Mobile professionals have relied on traditional mobile app analytics, which primarily focuses on key metrics, such as number of active users, drop-off rates, types of OS and devices being used as well as where geographically they are being used.
These analytics platforms, like the one Google Analytics provides, emphasize numbers instead of reasons for those metrics.
For example, you may identify that your app's retention rate is low, but you will not be presented with the data that will allow you to understand why users aren't coming back.
This is where app user experience analytics takes center stage with its own analytic bag of features which enables app makers to take a deep dive into the UX and understand the 'why' behind the numbers.
App UX analytics is most effective in giving app makers what they need in order to refine and optimize the UX, by allowing them to investigate user behavior.
By learning user behavior patterns, you understand why specific actions are performed by your users, making the app optimization process smoother.
The insights you gain enable you to deliver the best possible UX in your app that is critical for retaining users, increasing conversions and maximizing in-app monetization.
At the core of app UX analytics are features you can use to discover the answers you need when it comes to optimizing your app.
The two critical ones:
User Recordings
These allow you to see your app through your users' eyes.
When you watch user recordings, you can discover exactly how users interact with your app, which problems users encounter and what makes them complete/incomplete important processes within the app.
Below is a sample of user recordings taken with app UX analytics
Touch Heatmaps
By presenting you with an aggregated view of all user gestures (taps, swipes, pinches), you will see where your users are focusing their attention the most, understand how your app's UI is performing and detect which gestures did not trigger a response in the app.

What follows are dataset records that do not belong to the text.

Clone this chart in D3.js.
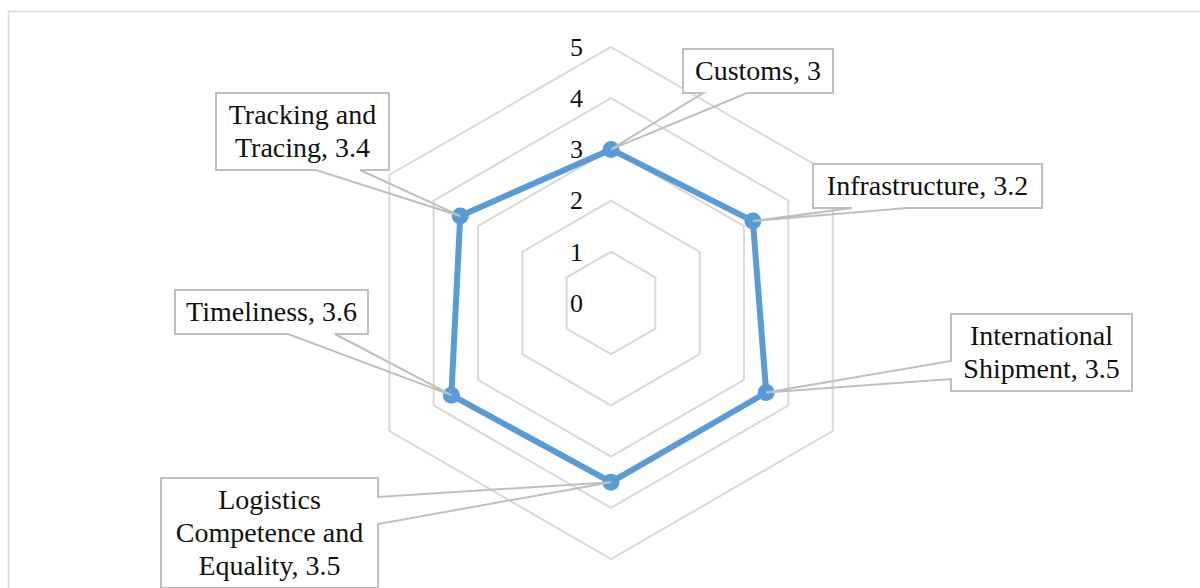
<!DOCTYPE html>
<html>
<head>
<meta charset="utf-8">
<script src="https://cdn.jsdelivr.net/npm/d3@7"></script>
<style>
  html, body { margin: 0; padding: 0; background: #fff; }
  svg { display: block; }
  text { font-family: "Liberation Serif", "DejaVu Serif", serif; fill: #111; }
</style>
</head>
<body>
<div id="chart"></div>
<script>
// Data
const categories = ["Customs", "Infrastructure", "International Shipment",
  "Logistics Competence and Equality", "Timeliness", "Tracking and Tracing"];
const scores = [3, 3.2, 3.5, 3.5, 3.6, 3.4];
const tickLevels = [0, 1, 2, 3, 4, 5];

// Label text split into lines, same order as categories
const labelLines = [
  ["Customs, 3"],
  ["Infrastructure, 3.2"],
  ["International", "Shipment, 3.5"],
  ["Logistics", "Competence and", "Equality, 3.5"],
  ["Timeliness, 3.6"],
  ["Tracking and", "Tracing, 3.4"]
];

// Callout boxes (layout only): box, edge the pointer leaves from, pointer base
const callouts = [
  { x: 683, y: 49, w: 150, edge: "bottom", b0: 703, b1: 747 },
  { x: 813, y: 164, w: 229, edge: "bottom", b0: 852, b1: 907 },
  { x: 951, y: 314, w: 181, edge: "left", b0: 361, b1: 379 },
  { x: 161, y: 478, w: 217, edge: "right", b0: 497, b1: 524 },
  { x: 175, y: 290, w: 193, edge: "bottom", b0: 288, b1: 335 },
  { x: 216, y: 93, w: 173, edge: "bottom", b0: 316, b1: 360 }
];

const width = 1200, height = 588;
const cx = 611, cy = 303;
const lineH = 33;

const svg = d3.select("#chart").append("svg")
  .attr("width", width)
  .attr("height", height);

// Chart area frame
svg.append("rect")
  .attr("x", 8.5).attr("y", 11.5)
  .attr("width", 1250).attr("height", 650)
  .attr("fill", "none")
  .attr("stroke", "#d9d9d9")
  .attr("stroke-width", 1.5);

const r = d3.scaleLinear().domain([0, 5]).range([0, 256]);
const angle = d3.scalePoint().domain(d3.range(categories.length + 1))
  .range([0, 2 * Math.PI]);

const g = svg.append("g").attr("transform", `translate(${cx},${cy})`);

const radial = d3.lineRadial()
  .angle((d, i) => angle(i))
  .radius(d => r(d))
  .curve(d3.curveLinearClosed);

// Grid rings
g.selectAll(".ring")
  .data(tickLevels.filter(d => d > 0))
  .enter()
  .append("path")
  .attr("class", "ring")
  .attr("d", lv => radial(categories.map(() => lv)))
  .attr("fill", "none")
  .attr("stroke", "#d9d9d9")
  .attr("stroke-width", 2);

// Tick labels
g.selectAll(".tick")
  .data(tickLevels)
  .enter()
  .append("text")
  .attr("class", "tick")
  .attr("x", -28)
  .attr("y", d => -r(d))
  .attr("dy", "0.34em")
  .attr("text-anchor", "end")
  .style("font-size", "26px")
  .text(d => d);

// Series
g.append("path")
  .attr("d", radial(scores))
  .attr("fill", "none")
  .attr("stroke", "#5b9bd5")
  .attr("stroke-width", 6)
  .attr("stroke-linejoin", "round");

const pt = (v, i) => {
  const a = angle(i);
  return [cx + r(v) * Math.sin(a), cy - r(v) * Math.cos(a)];
};

svg.selectAll(".marker")
  .data(scores)
  .enter()
  .append("circle")
  .attr("class", "marker")
  .attr("cx", (d, i) => pt(d, i)[0])
  .attr("cy", (d, i) => pt(d, i)[1])
  .attr("r", 8.5)
  .attr("fill", "#5b9bd5");

// Data label callouts
const labels = svg.selectAll(".label")
  .data(scores)
  .enter()
  .append("g")
  .attr("class", "label");

labels.each(function (d, i) {
  const c = callouts[i];
  const lines = labelLines[i];
  const h = 11 + lines.length * lineH;
  const [ax, ay] = pt(d, i);
  const x0 = c.x, y0 = c.y, x1 = c.x + c.w, y1 = c.y + h;
  const sel = d3.select(this);

  sel.append("rect")
    .attr("x", x0).attr("y", y0)
    .attr("width", c.w).attr("height", h)
    .attr("fill", "#fff");

  const p = d3.path();
  p.moveTo(x0, y0);
  p.lineTo(x1, y0);
  if (c.edge === "right") {
    p.lineTo(x1, c.b0); p.lineTo(ax, ay); p.lineTo(x1, c.b1);
  }
  p.lineTo(x1, y1);
  if (c.edge === "bottom") {
    p.lineTo(c.b1, y1); p.lineTo(ax, ay); p.lineTo(c.b0, y1);
  }
  p.lineTo(x0, y1);
  if (c.edge === "left") {
    p.lineTo(x0, c.b1); p.lineTo(ax, ay); p.lineTo(x0, c.b0);
  }
  p.closePath();

  sel.append("path")
    .attr("d", p.toString())
    .attr("fill", "none")
    .attr("stroke", "#bfbfbf")
    .attr("stroke-width", 2)
    .attr("stroke-linejoin", "miter");

  sel.selectAll("text")
    .data(lines)
    .enter()
    .append("text")
    .attr("x", (x0 + x1) / 2)
    .attr("y", (t, j) => y0 + 31 + j * lineH)
    .attr("text-anchor", "middle")
    .style("font-size", "28px")
    .text(t => t);
});
</script>
</body>
</html>
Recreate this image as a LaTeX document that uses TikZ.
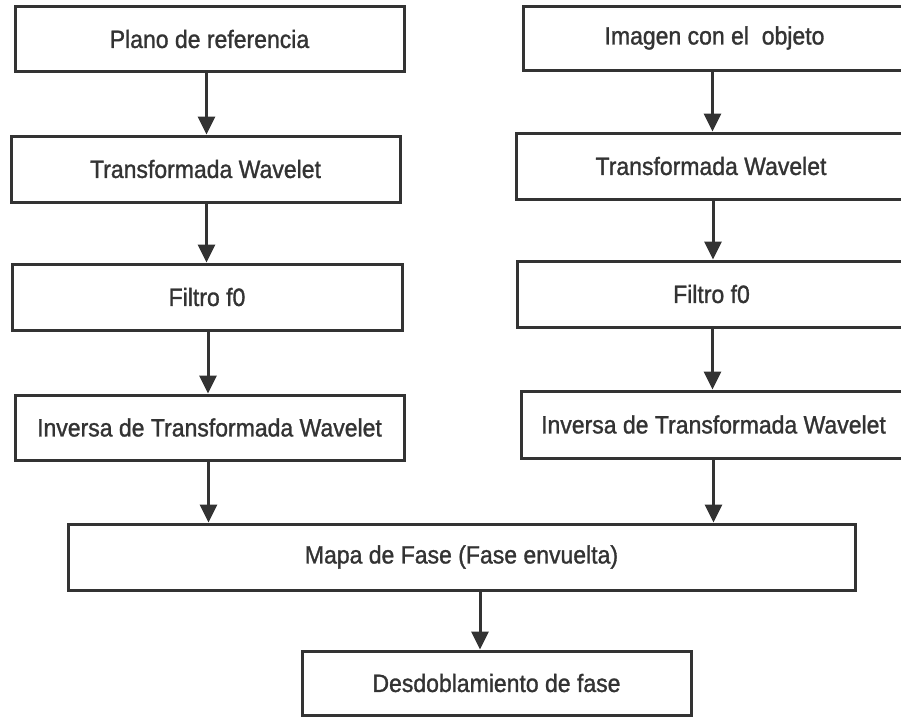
\documentclass[tikz,border=0pt]{standalone}
\usepackage{fontspec}
\setmainfont{Liberation Sans}[FakeStretch=0.92,FakeBold=1.2]
\usetikzlibrary{arrows.meta}
\colorlet{boxGray}{black!80}
\tikzset{
    procBox/.style={draw=boxGray, line width=3pt, rectangle, inner sep=0pt,
        text=boxGray, font=\fontsize{25}{29}\selectfont, minimum height=65pt},
    flowArrow/.style={draw=boxGray, line width=3pt,
        -{Triangle[width=17pt,length=18pt]}}
}

\begin{document}
\begin{tikzpicture}[x=1pt,y=-1pt]
    \useasboundingbox (0,0) rectangle (901,716);
    \clip (0,0) rectangle (901,716);
    \fill[white] (0,0) rectangle (901,716);
    % columna izquierda
    \node[procBox, minimum width=389pt] (plano) at (209.5,39) {Plano de referencia};
    \node[procBox, minimum width=389pt, minimum height=66pt] (twIzq) at (205.5,169) {Transformada Wavelet};
    \node[procBox, minimum width=390pt, minimum height=66pt] (filtroIzq) at (207,297) {Filtro f0};
    \node[procBox, minimum width=389pt] (invIzq) at (209.5,427.5) {Inversa de Transformada Wavelet};
    % columna derecha
    \node[procBox, minimum width=383pt, minimum height=64pt] (imagen) at (714.5,38) {Imagen con el \ objeto};
    \node[procBox, minimum width=390pt, minimum height=66pt] (twDer) at (711,166) {Transformada Wavelet};
    \node[procBox, minimum width=389pt, minimum height=66pt] (filtroDer) at (711.5,294) {Filtro f0};
    \node[procBox, minimum width=385pt, minimum height=67pt] (invDer) at (713.5,424.5) {Inversa de Transformada Wavelet};
    % parte inferior
    \node[procBox, minimum width=787pt, minimum height=66pt] (mapa) at (461.5,557) {Mapa de Fase (Fase envuelta)};
    \node[procBox, minimum width=389pt, minimum height=64pt] (desdobla) at (496.5,683) {Desdoblamiento de fase};
    % flechas
    \draw[flowArrow] ([xshift=-3pt]plano.south) -- ([xshift=-3pt]plano.south |- twIzq.north);
    \draw[flowArrow] ([xshift=1pt]twIzq.south) -- ([xshift=1pt]twIzq.south |- filtroIzq.north);
    \draw[flowArrow] ([xshift=1pt]filtroIzq.south) -- ([xshift=1pt]filtroIzq.south |- invIzq.north);
    \draw[flowArrow] ([xshift=-1pt]invIzq.south) -- ([xshift=-1pt]invIzq.south |- mapa.north);
    \draw[flowArrow] ([xshift=-2pt]imagen.south) -- ([xshift=-2pt]imagen.south |- twDer.north);
    \draw[flowArrow] ([xshift=2pt]twDer.south) -- ([xshift=2pt]twDer.south |- filtroDer.north);
    \draw[flowArrow] ([xshift=1pt]filtroDer.south) -- ([xshift=1pt]filtroDer.south |- invDer.north);
    \draw[flowArrow] (invDer.south) -- (invDer.south |- mapa.north);
    \draw[flowArrow] ([xshift=18.5pt]mapa.south) -- ([xshift=18.5pt]mapa.south |- desdobla.north);
\end{tikzpicture}
\end{document}
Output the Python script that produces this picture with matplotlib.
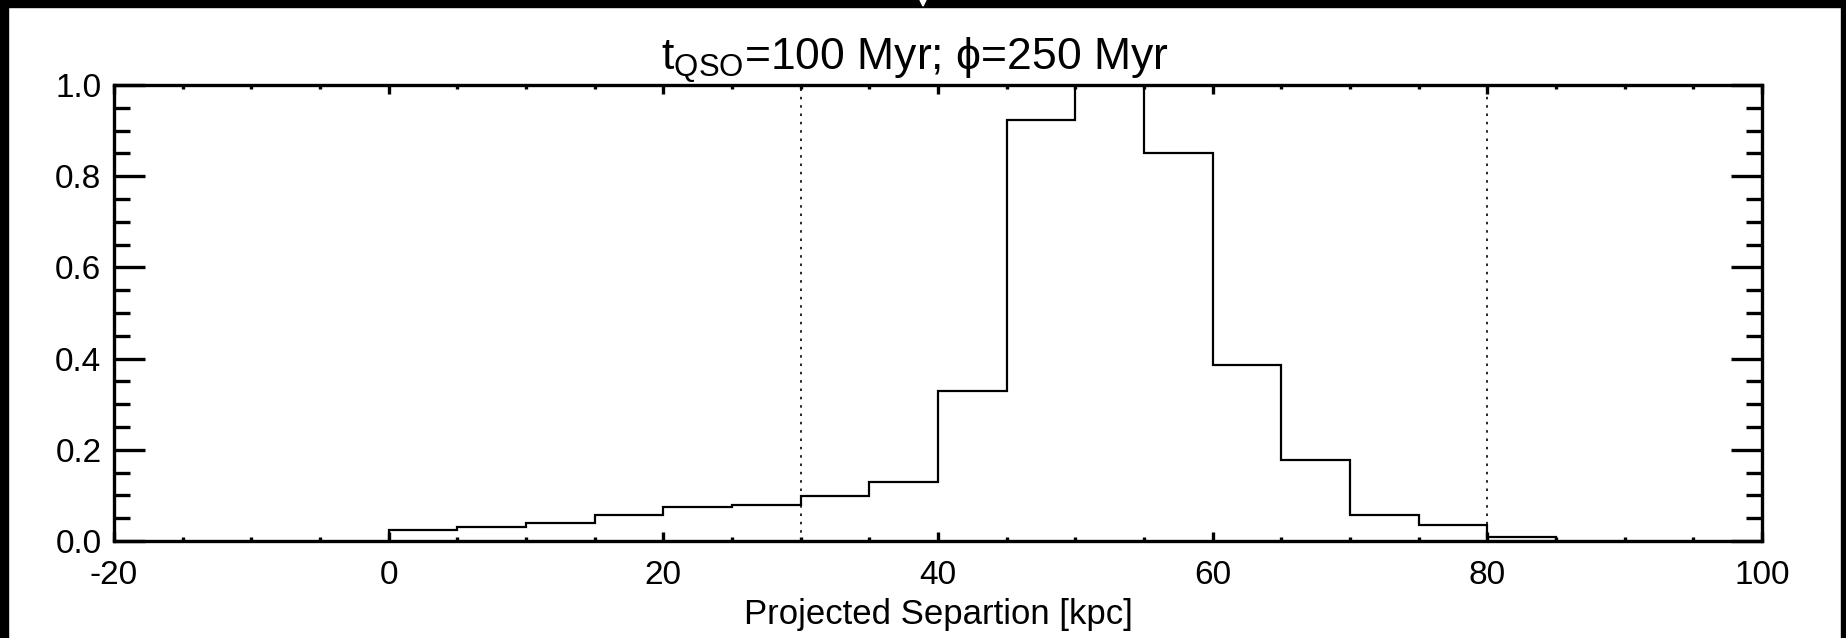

UX app analytics in action
They say seeing is believing, so I will bring a few real life scenarios of aspects of an app that can be refined, streamlined, and perfected to app stardom via the application of this visual analytics-centric philosophy.
Onboarding experience
We subjected a new cooking app to visual mobile analytics and we were able to identify hiccups when onboarding users. Let's see what was gained from the process.
The onboarding for this app included two fields to register with no social sign-in available. It then took users through a mandatory four screen tutorial post registration.
This is a good place to highlight why traditional mobile analytics might be good at giving you numbers, but that doesn't give you a clear enough picture.
With a drop off rate over 40% from the second screen, app makers such as this one need to know a bit more to get to the core of the problem.
When going back to the user recordings, we see that the "Next" button didn't show up and users were tapping all over the screen with no response, hence frustrating users and causing friction. It led the app maker to fix the error on the onboarding screen and realize a significant decrease in drop offs.
User retention
After getting users to download your app (a major accomplishment in itself), you want them to stick around and visit often.
You can take a look at your retention cohort analysis and see that nearly all users (over 90%) who launched the app for the first time in January came back in February with a severe decrease in March, when you launched a new version of your app.
By analyzing the touch heatmaps, you notice that when users leave the app and return to their session, they swipe right on the login screen, but their gestures are unresponsive.
Users are not interested in logging-in again, so they are trying to bypass this screen in order to continue their session where they left off. By refining and allowing them to continue, you will see your retention rate soar.
App conversions
Obviously, the more users you have retained, the more chances you have of converting them. However, just having a high retention rate doesn't mean you will convert them.
You need to deliver them an experience that says "yes I must have this" whether it be a product or service.
In order to do that you need to analyze your user-based conversion funnels.
You can watch videos of users who dropped from one of the steps in your funnel and gain an understanding as to why they didn't proceed to the next step. It might be related, for example, to a slow screen loading time.
Making adjustments and re-releasing you will be sure to increase your conversion rates and ROI.
Customer Lifetime Value (CLV)
One of the most important things that app makers look at is CLV.
How much value will a user bring me over the lifetime of him or her using the app? How much marketing spend do I need to allocate to acquire a user and does it make sense over the user's lifetime?
By using visual app analytics to identify the group of users who convert, you decide to reallocate your marketing spend in order to decrease the cost per customer acquisition (CAC).
Furthermore, optimizing the UX in your app, will bring your users back to the app and increase their CLV.
How to Get Started
When using any type of in-app analytics, whether it be traditional or a visual mobile tool, you must integrate the tool's SDK into your app.
This process normally only takes a couple of minutes. A visual mobile analytics platform doesn't require to pre-define any events as it auto detects screens, buttons and user actions.
When you launch your app, you stand at the beginning of a long road. As many app makers see, there could be a pot of gold waiting at the end of it. It is up to you to make it happen.
Constantly optimizing your app from day one based on what your users need as well as your business goals is a primary way to make that happen.